I smiled my Southern Lady Smile, asked to speak to the manager, told him the amount of business he had just lost, and we left. We got our equipment at a more enlightened store.

My purpose in repeating this tale is to compare it to how things are in the Universe with Apple. Granted, no one in his right mind treats women in such a manner in a work environment in this day and age. Sales persons know that women and men can be on equal footing when using, repairing, purchasing, and even teaching about computers and all the associated peripherals, and that’s not even getting into that whole politically correct stuff. 

My question for you, kind readers, is to think about why. If we had no Apple Computer to create Macs that anyone can use, would it really be that way today? If all we had in the computer universe was the same old DOS based machine would “everyone” have access to computers that they could actually use? We might have an Internet, but would the average person have access to it? Would ordinary people be able to use the Internet to shop, research, work, run businesses, or talk to others across the band widths?

I don’t mean to overstate things. There were plenty of companies and people that were involved in making computers mainstream and even cheap, but it was Apple that was the early pioneer in marketing computers to ordinary people with the Apple ][ line, and it was Apple that focused on making computers easier for ordinary people to use with the Mac.

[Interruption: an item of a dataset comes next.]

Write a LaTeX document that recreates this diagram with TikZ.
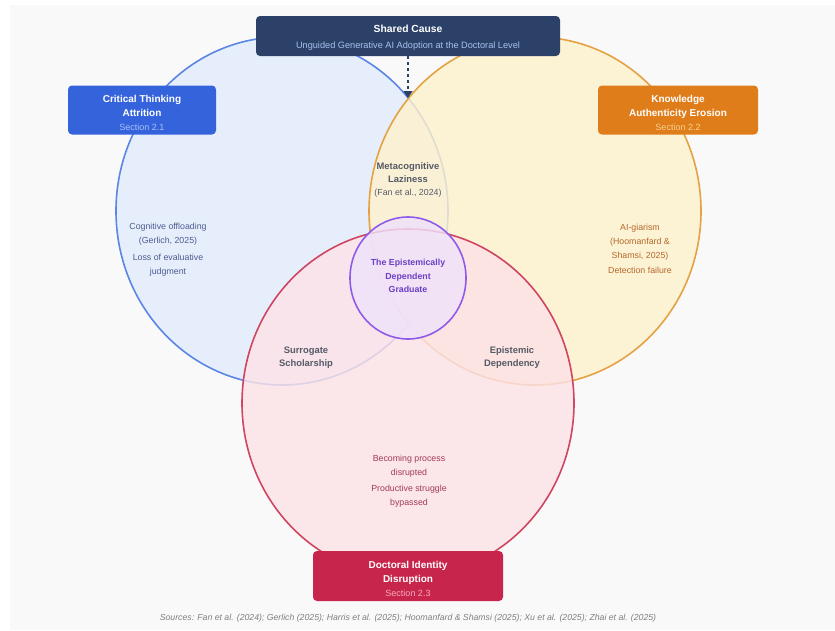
\documentclass[tikz,border=0pt]{standalone}
\usepackage{fontspec}
\setmainfont{Liberation Sans}
\usetikzlibrary{positioning,arrows.meta}
\definecolor{panel}{HTML}{F9F9F9}
\definecolor{navy}{HTML}{2C4168}
\definecolor{navysub}{HTML}{A9C1EF}
\definecolor{bluebox}{HTML}{3563DC}
\definecolor{bluesub}{HTML}{A9C0F5}
\definecolor{orangebox}{HTML}{E07D1B}
\definecolor{orangesub}{HTML}{F8D08F}
\definecolor{redbox}{HTML}{C8254C}
\definecolor{redsub}{HTML}{F5AABB}
\definecolor{bluefill}{HTML}{E4ECFC}
\definecolor{blueline}{HTML}{5B86E5}
\definecolor{orangefill}{HTML}{FDF1CD}
\definecolor{orangeline}{HTML}{E4A244}
\definecolor{redfill}{HTML}{FCE2E7}
\definecolor{redline}{HTML}{CF4562}
\definecolor{purplefill}{HTML}{EFE2FB}
\definecolor{purpleline}{HTML}{8F5CE8}
\definecolor{bluetext}{HTML}{4B5D91}
\definecolor{orangetext}{HTML}{B5692A}
\definecolor{redtext}{HTML}{A23A5A}
\definecolor{graytext}{HTML}{555A66}
\definecolor{purpletext}{HTML}{6B3FC6}
\tikzset{
venn/.style={line width=1.6pt, fill opacity=0.82},
tag/.style={rounded corners=4pt, inner sep=0pt},
tagtext/.style={text=white, align=center, inner sep=0pt, font=\fontsize{10}{14}\selectfont\bfseries},
note/.style={align=center, inner sep=0pt, font=\fontsize{8.8}{14}\selectfont},
zone/.style={align=center, inner sep=0pt, text=graytext, font=\fontsize{9.4}{13}\selectfont\bfseries},
cause/.style={draw=navy, line width=1.3pt, dashed, -{Triangle[length=7pt,width=9pt]}}
}
\newcommand{\sect}[2]{\\\mdseries\color{#1}\fontsize{9}{13.5}\selectfont #2}

\begin{document}
\begin{tikzpicture}[x=1pt,y=-1pt]
\useasboundingbox (0,0) rectangle (835,630);
\fill[white] (0,0) rectangle (835,630);
\fill[panel] (10,5) rectangle (835,630);

\draw[venn, fill=bluefill, draw=blueline] (282,211) ellipse [x radius=166pt, y radius=174pt];
\draw[venn, fill=orangefill, draw=orangeline] (535,211) ellipse [x radius=166pt, y radius=174pt];
\draw[venn, fill=redfill, draw=redline] (408,403) ellipse [x radius=166pt, y radius=174pt];
\draw[venn, fill=purplefill, draw=purpleline] (408,278) ellipse [x radius=58pt, y radius=61pt];

\node[tag, fill=navy, minimum width=304pt, minimum height=40pt] (shared) at (408,36) {};
\node[tagtext, font=\fontsize{10.3}{16}\selectfont\bfseries] (sharedtxt) at ([yshift=-1.5pt]shared.center)
  {Shared Cause\\\mdseries\color{navysub}\fontsize{9.2}{16}\selectfont Unguided Generative AI Adoption at the Doctoral Level};
\node[tag, fill=bluebox, minimum width=148pt, minimum height=49pt] (critical) at (142,110) {};
\node[tagtext] (criticaltxt) at ([yshift=-3pt]critical.center)
  {Critical Thinking\\Attrition\sect{bluesub}{Section 2.1}};
\node[tag, fill=orangebox, minimum width=160pt, minimum height=49pt] (knowledge) at (678,110) {};
\node[tagtext] (knowledgetxt) at ([yshift=-3pt]knowledge.center)
  {Knowledge\\Authenticity Erosion\sect{orangesub}{Section 2.2}};
\node[tag, fill=redbox, minimum width=190pt, minimum height=50pt] (doctoral) at (408,576) {};
\node[tagtext] (doctoraltxt) at ([yshift=-3pt]doctoral.center)
  {Doctoral Identity\\Disruption\sect{redsub}{Section 2.3}};

\coordinate (apex) at (408,98);
\draw[cause] (shared.south) -- (apex);

\node[zone] (meta) at (408,173) {Metacognitive\\Laziness};
\node[note, text=graytext, below=6pt of meta] (fan) {(Fan et al., 2024)};
\node[zone, text=purpletext, font=\fontsize{8.8}{13.5}\selectfont\bfseries] (graduate) at (408,276)
  {The Epistemically\\Dependent\\Graduate};
\node[zone] (surrogate) at (306,358) {Surrogate\\Scholarship};
\node[zone] (dependency) at (512,358) {Epistemic\\Dependency};

\node[note, text=bluetext] (offload) at (168,234) {Cognitive offloading\\(Gerlich, 2025)};
\node[note, text=bluetext, below=9pt of offload] (judgment) {Loss of evaluative\\judgment};
\node[note, text=orangetext] (aigiarism) at (640,242) {AI-giarism\\(Hoomanfard \&\\Shamsi, 2025)};
\node[note, text=orangetext, below=7pt of aigiarism] (detection) {Detection failure};
\node[note, text=redtext] (becoming) at (409,466) {Becoming process\\disrupted};
\node[note, text=redtext, below=8pt of becoming] (struggle) {Productive struggle\\bypassed};

\node[note, text=gray, font=\fontsize{8.7}{10}\selectfont\itshape] (sources) at (408,618)
  {Sources: Fan et al. (2024); Gerlich (2025); Harris et al. (2025); Hoomanfard \& Shamsi (2025); Xu et al. (2025); Zhai et al. (2025)};
\end{tikzpicture}
\end{document}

Before Apple, and even during Apple’s early years, computers were seen as being somewhere between entirely and largely the realm of business, as witnessed by the anecdote I related above. Today that’s not the case, thanks in part to the pioneering work of Apple, and for that I am thankful.

Yesterday I had the chance to talk to a lovely young woman who was helping her husband do a repair to my home. They have five children, the oldest of whom has some behavior problems.

In spite of the fact that this young couple are of modest means, she blithely told me about researching on the Internet to learn about the medications the doctor was prescribing for her child, so she could discuss them with knowledge and be involved in the decisions about them. Could this have happened before home computers were the norm? We know the answer to that. Just as we know the answer to why we are able to have home computers in the first place. 

So, thanks to Apple, the company Steve Jobs and Steve Wozniak founded. My children took TV for granted, and their children take computers for granted, but there are those of us who remember when there was no Apple and no computers for everyone and we give thanks for what you have given us.